#### Short exercise:
Among the records below, find each line that includes the string "with" and copy it.

#### Excerpted records:
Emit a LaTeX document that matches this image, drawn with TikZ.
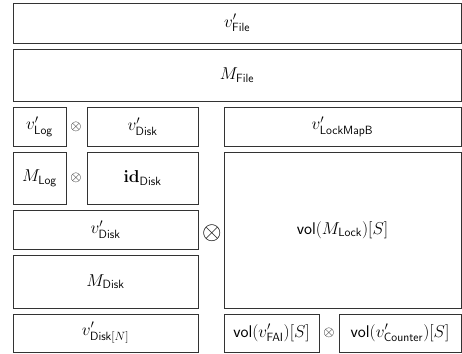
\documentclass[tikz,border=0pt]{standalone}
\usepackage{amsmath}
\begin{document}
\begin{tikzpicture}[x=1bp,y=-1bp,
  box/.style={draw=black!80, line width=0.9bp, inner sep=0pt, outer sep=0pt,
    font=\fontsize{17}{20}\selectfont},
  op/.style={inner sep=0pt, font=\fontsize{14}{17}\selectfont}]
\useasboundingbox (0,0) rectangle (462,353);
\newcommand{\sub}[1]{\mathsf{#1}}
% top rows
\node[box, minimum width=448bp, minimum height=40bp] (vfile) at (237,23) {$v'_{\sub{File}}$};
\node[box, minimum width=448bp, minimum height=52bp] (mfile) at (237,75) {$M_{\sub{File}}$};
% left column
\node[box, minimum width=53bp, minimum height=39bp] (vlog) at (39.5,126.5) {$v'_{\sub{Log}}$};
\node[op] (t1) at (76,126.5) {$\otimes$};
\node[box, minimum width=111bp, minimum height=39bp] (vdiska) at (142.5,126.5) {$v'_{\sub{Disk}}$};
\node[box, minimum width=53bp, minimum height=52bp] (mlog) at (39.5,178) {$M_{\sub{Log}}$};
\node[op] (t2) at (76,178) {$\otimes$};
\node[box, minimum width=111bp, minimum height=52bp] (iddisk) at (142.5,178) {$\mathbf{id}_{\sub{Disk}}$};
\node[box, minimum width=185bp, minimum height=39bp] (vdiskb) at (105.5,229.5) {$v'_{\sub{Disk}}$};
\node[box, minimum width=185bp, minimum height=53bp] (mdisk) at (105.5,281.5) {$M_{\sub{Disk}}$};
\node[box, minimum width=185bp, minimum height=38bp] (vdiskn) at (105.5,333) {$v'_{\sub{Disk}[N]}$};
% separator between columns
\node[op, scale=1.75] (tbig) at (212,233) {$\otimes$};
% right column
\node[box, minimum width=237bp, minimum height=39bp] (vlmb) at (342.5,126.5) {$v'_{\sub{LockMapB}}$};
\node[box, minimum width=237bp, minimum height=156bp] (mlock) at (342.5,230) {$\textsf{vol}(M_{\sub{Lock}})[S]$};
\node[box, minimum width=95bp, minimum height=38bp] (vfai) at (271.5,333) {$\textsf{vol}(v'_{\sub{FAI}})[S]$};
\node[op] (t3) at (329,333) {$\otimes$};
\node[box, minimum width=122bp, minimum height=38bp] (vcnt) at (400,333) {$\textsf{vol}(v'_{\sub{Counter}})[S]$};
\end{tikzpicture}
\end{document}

--

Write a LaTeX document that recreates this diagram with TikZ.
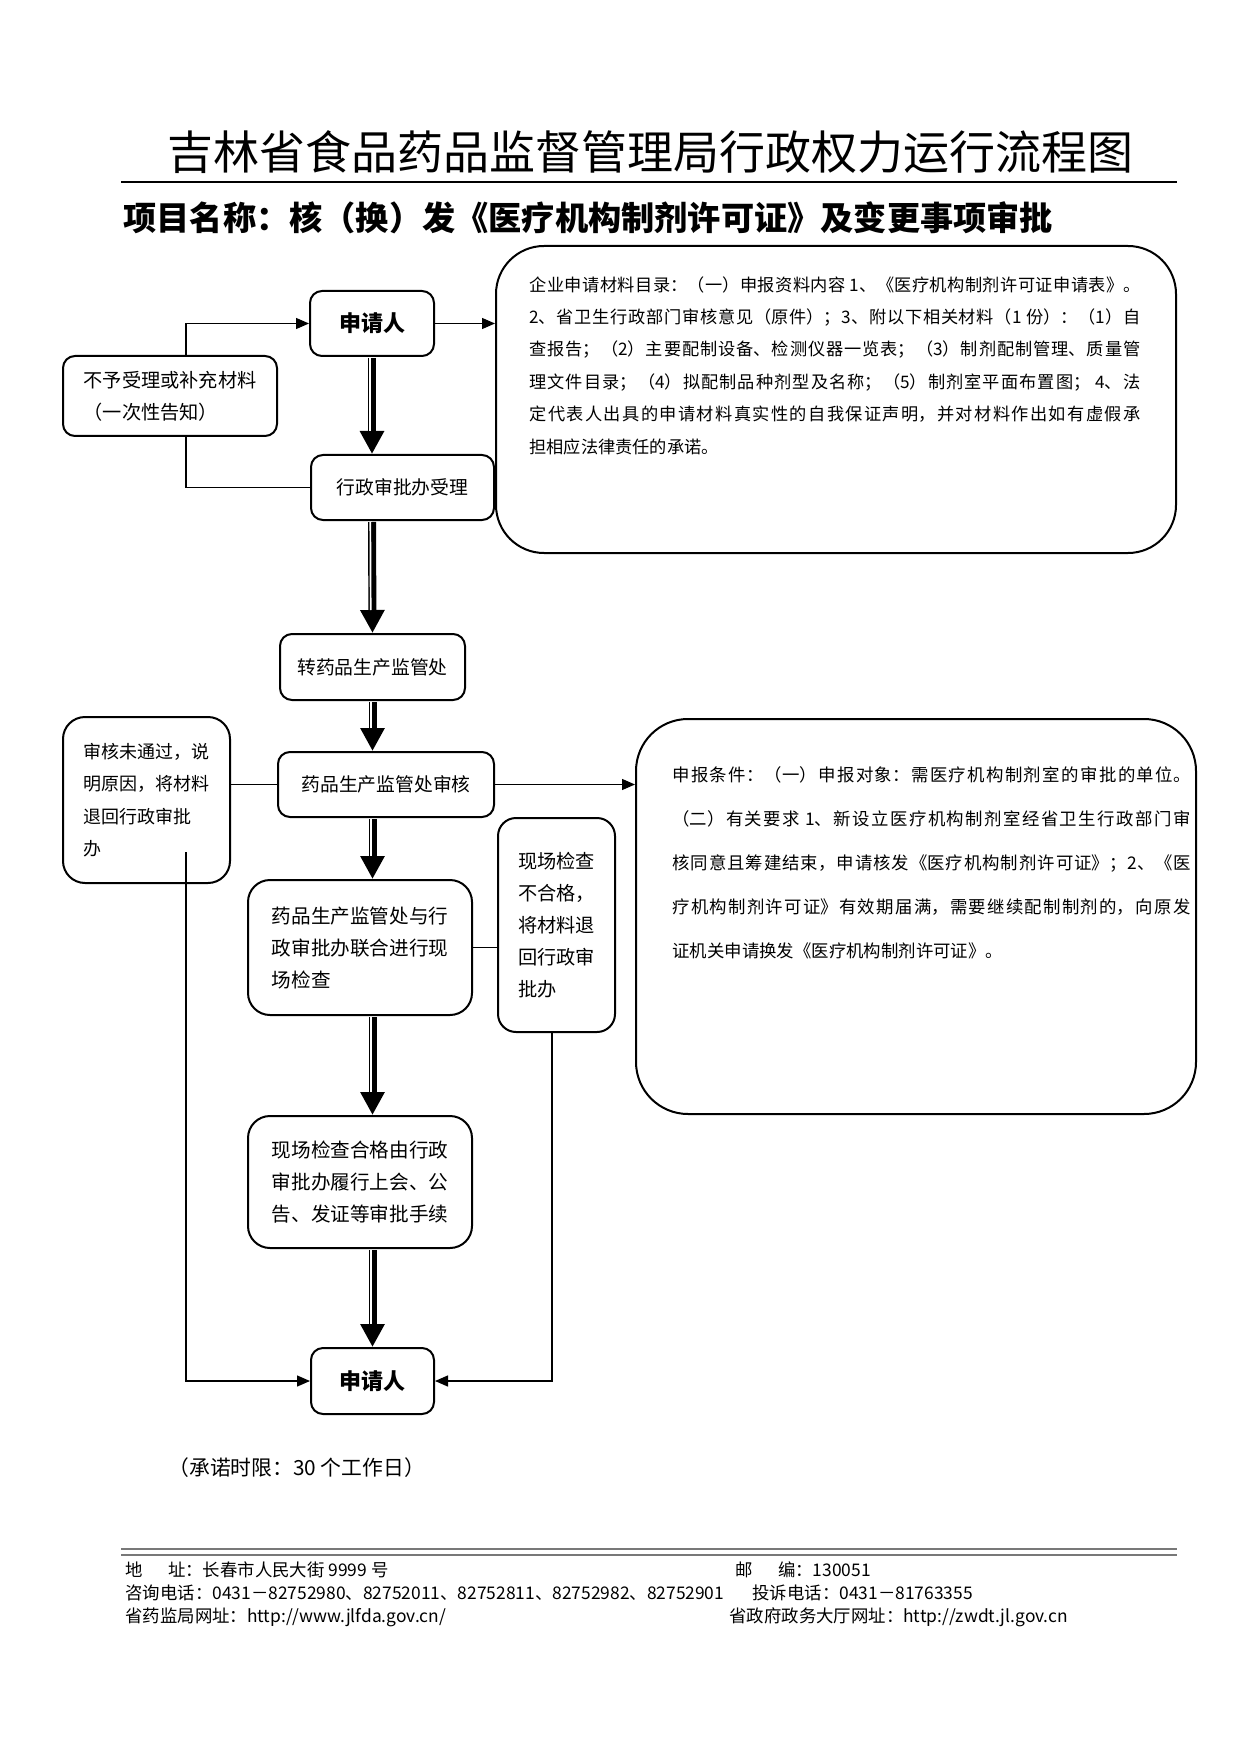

#### Result below:
Emit a LaTeX document that matches this image, drawn with TikZ.
Write a LaTeX document that recreates this diagram with TikZ.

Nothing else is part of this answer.